What is needed → Print the listing from its top line through the line containing "(0,0) rectangle (959,1794);", nothing more, and leave out the pictures.

Provided data →
□ □ □
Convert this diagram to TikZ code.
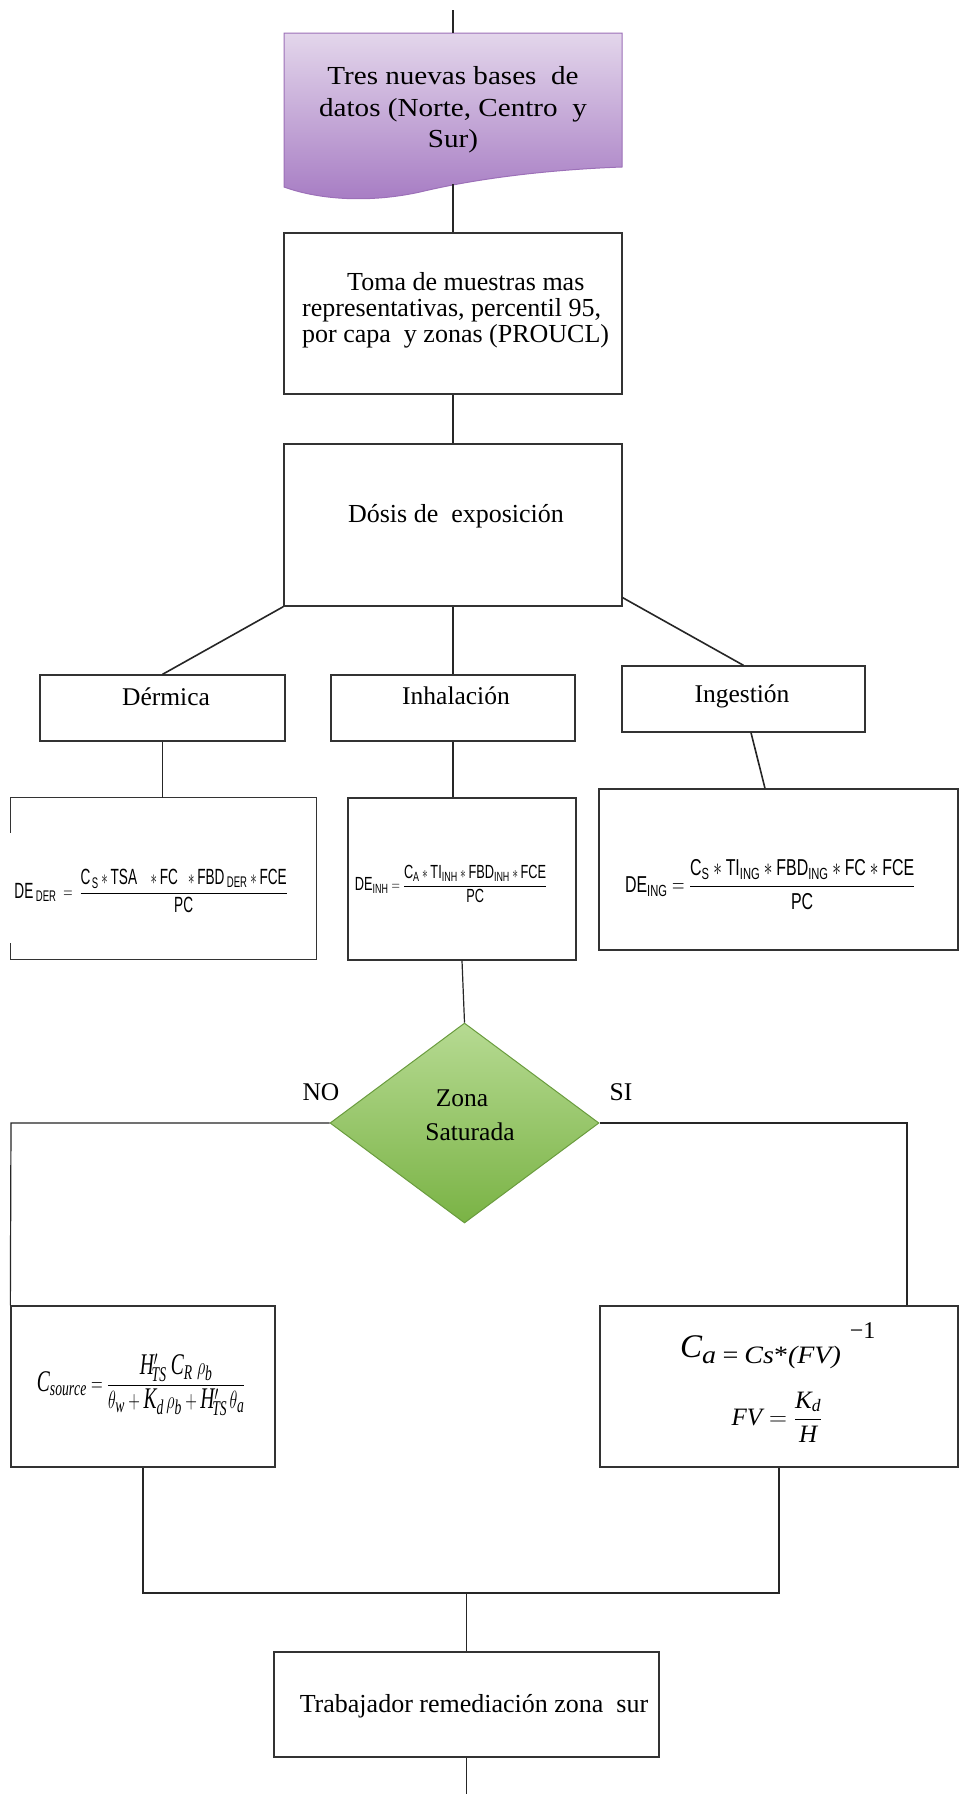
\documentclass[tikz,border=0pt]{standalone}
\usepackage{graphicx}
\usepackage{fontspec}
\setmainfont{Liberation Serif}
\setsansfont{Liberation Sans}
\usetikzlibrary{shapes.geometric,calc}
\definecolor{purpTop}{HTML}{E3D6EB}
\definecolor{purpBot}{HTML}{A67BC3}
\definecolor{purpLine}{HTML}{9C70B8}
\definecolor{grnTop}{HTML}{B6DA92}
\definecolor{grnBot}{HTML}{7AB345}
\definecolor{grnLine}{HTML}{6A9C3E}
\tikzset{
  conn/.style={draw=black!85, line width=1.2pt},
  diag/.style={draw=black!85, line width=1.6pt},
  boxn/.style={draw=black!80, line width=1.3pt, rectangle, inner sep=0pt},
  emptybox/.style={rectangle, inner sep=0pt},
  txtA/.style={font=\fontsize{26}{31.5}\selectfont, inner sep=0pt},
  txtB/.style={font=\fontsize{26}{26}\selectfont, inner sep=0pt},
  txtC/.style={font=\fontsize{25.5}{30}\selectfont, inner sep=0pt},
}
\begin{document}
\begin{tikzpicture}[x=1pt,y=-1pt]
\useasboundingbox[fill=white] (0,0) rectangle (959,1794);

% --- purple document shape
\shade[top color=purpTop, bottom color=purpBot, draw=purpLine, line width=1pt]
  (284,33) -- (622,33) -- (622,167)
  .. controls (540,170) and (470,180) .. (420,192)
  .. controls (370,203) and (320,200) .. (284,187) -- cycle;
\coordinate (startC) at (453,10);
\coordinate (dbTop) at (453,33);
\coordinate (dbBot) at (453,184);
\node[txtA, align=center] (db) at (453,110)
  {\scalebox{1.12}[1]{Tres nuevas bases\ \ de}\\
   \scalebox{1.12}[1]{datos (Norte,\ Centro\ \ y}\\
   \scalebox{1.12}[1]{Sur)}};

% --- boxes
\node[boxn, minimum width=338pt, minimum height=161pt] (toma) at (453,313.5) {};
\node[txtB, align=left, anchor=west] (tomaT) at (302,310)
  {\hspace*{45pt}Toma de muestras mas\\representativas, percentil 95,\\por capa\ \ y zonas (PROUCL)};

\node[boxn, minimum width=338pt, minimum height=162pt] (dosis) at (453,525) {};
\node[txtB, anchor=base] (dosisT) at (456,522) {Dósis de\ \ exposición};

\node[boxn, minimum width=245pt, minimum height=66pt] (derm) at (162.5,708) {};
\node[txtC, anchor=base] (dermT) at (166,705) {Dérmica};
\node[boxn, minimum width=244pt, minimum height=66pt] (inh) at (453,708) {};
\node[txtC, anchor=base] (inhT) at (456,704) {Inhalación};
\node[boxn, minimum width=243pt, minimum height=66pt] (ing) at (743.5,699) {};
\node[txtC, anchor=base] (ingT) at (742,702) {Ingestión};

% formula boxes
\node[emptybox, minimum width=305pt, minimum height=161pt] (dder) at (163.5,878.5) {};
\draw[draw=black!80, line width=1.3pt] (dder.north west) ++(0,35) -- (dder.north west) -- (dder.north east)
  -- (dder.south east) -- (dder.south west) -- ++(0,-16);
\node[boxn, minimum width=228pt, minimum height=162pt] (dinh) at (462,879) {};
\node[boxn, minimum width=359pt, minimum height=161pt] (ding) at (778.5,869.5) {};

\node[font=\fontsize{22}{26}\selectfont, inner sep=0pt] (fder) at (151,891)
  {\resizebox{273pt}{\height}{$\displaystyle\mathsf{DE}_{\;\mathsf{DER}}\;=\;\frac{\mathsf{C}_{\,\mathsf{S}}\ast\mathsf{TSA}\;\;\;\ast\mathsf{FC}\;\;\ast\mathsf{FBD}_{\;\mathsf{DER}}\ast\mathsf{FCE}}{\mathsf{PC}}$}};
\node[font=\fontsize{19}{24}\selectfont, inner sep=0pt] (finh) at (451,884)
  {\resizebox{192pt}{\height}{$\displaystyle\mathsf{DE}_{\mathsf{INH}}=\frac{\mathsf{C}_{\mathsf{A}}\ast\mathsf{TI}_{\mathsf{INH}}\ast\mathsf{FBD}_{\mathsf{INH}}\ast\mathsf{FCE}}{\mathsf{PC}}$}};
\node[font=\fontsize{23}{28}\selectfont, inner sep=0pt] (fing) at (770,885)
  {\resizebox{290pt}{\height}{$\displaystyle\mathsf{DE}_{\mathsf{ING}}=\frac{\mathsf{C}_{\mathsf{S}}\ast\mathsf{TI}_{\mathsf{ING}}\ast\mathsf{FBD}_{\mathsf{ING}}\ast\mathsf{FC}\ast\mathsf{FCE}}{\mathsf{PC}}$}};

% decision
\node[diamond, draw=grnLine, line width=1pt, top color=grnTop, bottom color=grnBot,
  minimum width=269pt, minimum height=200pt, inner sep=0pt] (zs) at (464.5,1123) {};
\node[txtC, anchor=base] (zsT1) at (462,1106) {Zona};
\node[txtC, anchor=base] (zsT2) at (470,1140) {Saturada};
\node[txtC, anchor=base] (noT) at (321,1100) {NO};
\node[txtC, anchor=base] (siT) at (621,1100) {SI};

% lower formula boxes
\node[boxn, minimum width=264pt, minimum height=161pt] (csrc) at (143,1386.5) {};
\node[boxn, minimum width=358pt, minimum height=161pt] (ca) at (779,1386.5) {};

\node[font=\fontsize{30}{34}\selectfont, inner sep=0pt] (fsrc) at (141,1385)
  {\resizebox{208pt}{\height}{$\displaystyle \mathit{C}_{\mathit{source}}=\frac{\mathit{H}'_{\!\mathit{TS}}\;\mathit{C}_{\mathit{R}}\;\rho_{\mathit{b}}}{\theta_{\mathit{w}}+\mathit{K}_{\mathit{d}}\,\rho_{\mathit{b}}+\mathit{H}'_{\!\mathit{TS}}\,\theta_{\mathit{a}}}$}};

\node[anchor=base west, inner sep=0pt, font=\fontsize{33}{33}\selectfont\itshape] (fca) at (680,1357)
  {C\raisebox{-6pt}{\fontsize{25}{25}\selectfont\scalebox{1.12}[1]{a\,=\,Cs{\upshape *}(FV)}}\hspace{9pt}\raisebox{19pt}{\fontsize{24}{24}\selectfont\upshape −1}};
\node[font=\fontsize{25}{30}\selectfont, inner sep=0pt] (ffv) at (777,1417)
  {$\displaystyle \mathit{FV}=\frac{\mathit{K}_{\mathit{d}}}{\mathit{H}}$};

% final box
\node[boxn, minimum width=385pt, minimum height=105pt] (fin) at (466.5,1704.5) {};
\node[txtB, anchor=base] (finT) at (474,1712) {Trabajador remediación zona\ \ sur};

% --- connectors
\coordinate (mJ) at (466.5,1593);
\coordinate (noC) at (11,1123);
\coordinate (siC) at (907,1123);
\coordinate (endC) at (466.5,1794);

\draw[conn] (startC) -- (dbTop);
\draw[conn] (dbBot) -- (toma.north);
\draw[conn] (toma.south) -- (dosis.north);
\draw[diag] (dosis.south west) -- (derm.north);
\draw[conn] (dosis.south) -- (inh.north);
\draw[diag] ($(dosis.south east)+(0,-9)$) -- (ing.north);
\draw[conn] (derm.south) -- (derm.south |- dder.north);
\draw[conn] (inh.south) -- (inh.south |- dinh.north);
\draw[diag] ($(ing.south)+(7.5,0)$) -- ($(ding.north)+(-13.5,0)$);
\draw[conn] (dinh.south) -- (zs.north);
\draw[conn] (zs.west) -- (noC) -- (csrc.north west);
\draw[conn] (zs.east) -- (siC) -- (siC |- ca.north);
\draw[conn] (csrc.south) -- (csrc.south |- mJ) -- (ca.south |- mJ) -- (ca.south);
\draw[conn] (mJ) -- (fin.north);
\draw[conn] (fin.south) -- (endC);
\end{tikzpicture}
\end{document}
□ □ □
Answer to the problem →
Convert this diagram to TikZ code.
\documentclass[tikz,border=0pt]{standalone}
\usepackage{graphicx}
\usepackage{fontspec}
\setmainfont{Liberation Serif}
\setsansfont{Liberation Sans}
\usetikzlibrary{shapes.geometric,calc}
\definecolor{purpTop}{HTML}{E3D6EB}
\definecolor{purpBot}{HTML}{A67BC3}
\definecolor{purpLine}{HTML}{9C70B8}
\definecolor{grnTop}{HTML}{B6DA92}
\definecolor{grnBot}{HTML}{7AB345}
\definecolor{grnLine}{HTML}{6A9C3E}
\tikzset{
  conn/.style={draw=black!85, line width=1.2pt},
  diag/.style={draw=black!85, line width=1.6pt},
  boxn/.style={draw=black!80, line width=1.3pt, rectangle, inner sep=0pt},
  emptybox/.style={rectangle, inner sep=0pt},
  txtA/.style={font=\fontsize{26}{31.5}\selectfont, inner sep=0pt},
  txtB/.style={font=\fontsize{26}{26}\selectfont, inner sep=0pt},
  txtC/.style={font=\fontsize{25.5}{30}\selectfont, inner sep=0pt},
}
\begin{document}
\begin{tikzpicture}[x=1pt,y=-1pt]
\useasboundingbox[fill=white] (0,0) rectangle (959,1794);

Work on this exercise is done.